#### TASK REQUIREMENTS
Print only the lines from the top of the data through the line with "width = 0.35", both included, skipping every picture.

#### DATA SHOWN

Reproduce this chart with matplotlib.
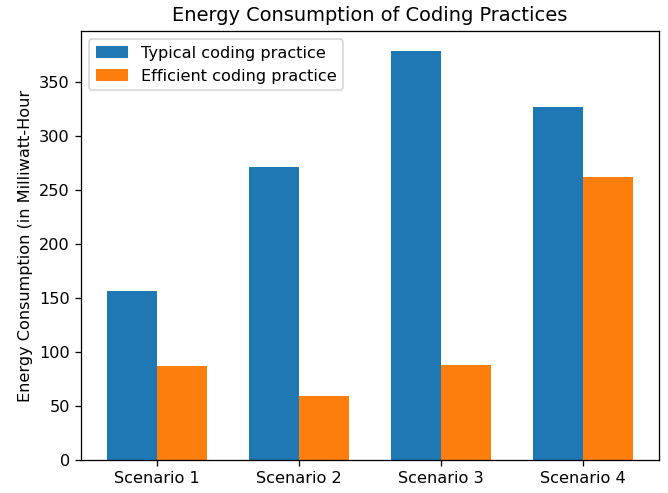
import numpy as np
import matplotlib
matplotlib.use("Agg")
import matplotlib.pyplot as plt

scenarios = ["Scenario 1", "Scenario 2", "Scenario 3", "Scenario 4"]
typical = [156, 271, 378, 327]
efficient = [87, 59, 88, 262]

x = np.arange(len(scenarios))
width = 0.35

# the reference looks like it was rendered a bit bigger, so bump the dpi
fig, ax = plt.subplots(figsize=(668 / 116, 493 / 116), dpi=116)
fig.subplots_adjust(left=0.1213, right=0.9865, bottom=0.0669, top=0.9371)

ax.bar(x - width / 2, typical, width, label="Typical coding practice")
ax.bar(x + width / 2, efficient, width, label="Efficient coding practice")

ax.set_title("Energy Consumption of Coding Practices")
ax.set_ylabel("Energy Consumption (in Milliwatt-Hour")
ax.set_xticks(x)
ax.set_xticklabels(scenarios)
ax.legend(loc="upper left")

fig.savefig("out.png", dpi=116)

#### WRITTEN REPLY
Reproduce this chart with matplotlib.
import numpy as np
import matplotlib
matplotlib.use("Agg")
import matplotlib.pyplot as plt

scenarios = ["Scenario 1", "Scenario 2", "Scenario 3", "Scenario 4"]
typical = [156, 271, 378, 327]
efficient = [87, 59, 88, 262]

x = np.arange(len(scenarios))
width = 0.35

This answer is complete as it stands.